Frank, as Dave wrote, there are some good used Canons out there but it's a buyer-beware situation. Other than the T60, which was actually made by Cosina, Canon hasn't made a manual focus camera in about 10 years. A perfectly good, little-used camera can suffer from gummy oils binding diaphragms, deteriorated light shields and mirror pads, inaccurate shutter speeds, etc., merely from not having been exercised regularly or stored properly. To minimize frustration, buy from a reputable dealer who will allow a reasonable inspection period (7-30 days) or stand behind what he sells (some will guarantee a camera to work for a period of time - up to six months in some cases).

Having said that, I'd heartily recommend a Canon FTb, a brick of a camera which was produced in enough quantities to be available in good condition from many sources and serviceable by any experienced repair shop; or a TX, a very similar camera with slightly fewer features, but missing nothing significant. If the school permits use of cameras having autoexposure modes - as long as the student uses only the manual exposure mode - the Canon AE-1 and AE-1 Program are even more plentiful. The AT-1 is very similar and is a manual- exposure-only camera, but is seen less often in the U.S. These "A" cameras are prone to a few problems, chiefly squeaky mirrors needing lubrication, and deteriorating mirror bumper pads. Unless the seller guarantees these flaws to be absent, figure another $85-$135 into the camera price for professional repairs and adjustments.

I mentioned the Canon T60 - some folks have claimed this model was troublesome. I don't know. I do know Cosina has used this same chassis to make cameras for Olympus, Nikon and others. So, while I'm a huge fan of older Canon FD gear, you might consider a brand- spankin' new Olympus OM2000 with 35-70 zoom for under $300; same goes for the Nikon FM10. Both are built on the Cosina body but take the Olympus or Nikon lenses. That could be a plus or minus, depending on your budget. Good used Olympus lenses are getting scarcer. Nikon lenses have never been cheap, but you can get third-party lenses from Vivitar, Tokina, Sigma, Tamron and others for less money. (By the way, Nikon still makes the all-manual-everything FM2N, a bulletproof camera if ever there was one, but the body and one lens would blow your budget.)

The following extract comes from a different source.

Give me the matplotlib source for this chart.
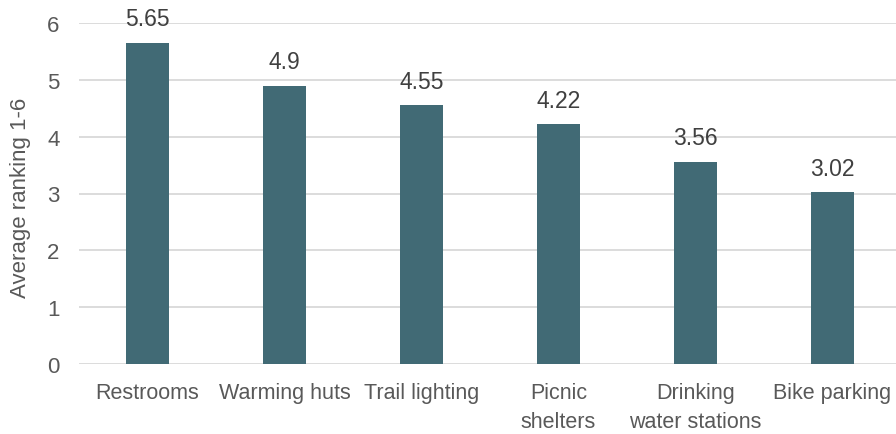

One more consideration. Minolta still makes new manual focus cameras with auto exposure and manual exposure - the X-700 and X-370N. Minolta also still makes manual focus lenses, and good used Minolta lenses are readily available pretty inexpensively. In addition to Canon gear I also have a Minolta XD-5 (now discontinued) with Minolta lenses and dedicated flash, and it's great stuff.

Whatever camera your granddaughter starts with, the lenses should include (besides the "normal" 50-55mm f/1.2-2 lens) a 28mm f/2.8 wide angle (I don't find 35mm wide enough to be useful, and anything wider than 28mm tends to get pricey) and a medium telephoto in the neighborhood of 100mm to the now out-of-fashion 135mm length. While zooms can easily cover these focal lengths, using prime lenses will force the photographer to concentrate on framing the subject, moving around it and viewing it from different angles. Zooms can lead to laziness (happens to all of us, however long we've been shooting).

Regarding flash units - it's getting harder to find a truly manual flash unit. Most of 'em have an auto setting that makes things really easy. I love 'em. But a student should use 'em on the manual setting and learn to calculate her own guide number, rather than believing what the manufacturer claims. But do get her a flash with thyristor circuitry - nobody likes waiting 20 seconds for old- fashioned units to charge up.

Sorry for the lengthy reply. Hope it helps, and best wishes to your granddaughter.

-- Lex Jenkins (lexjenkins@hotmail.com), April 01, 1999.


Woops, correction. I wrote: "Canon hasn't made a manual focus camera in about 10 years." I should have written: Canon hasn't made a manual exposure only camera in about 10 years. The "T" series cameras were made right at 10 years ago, and the T-70 and T-90 included manual exposure modes. The classic F1N was made until fairly recently, but was a pricey pro's camera.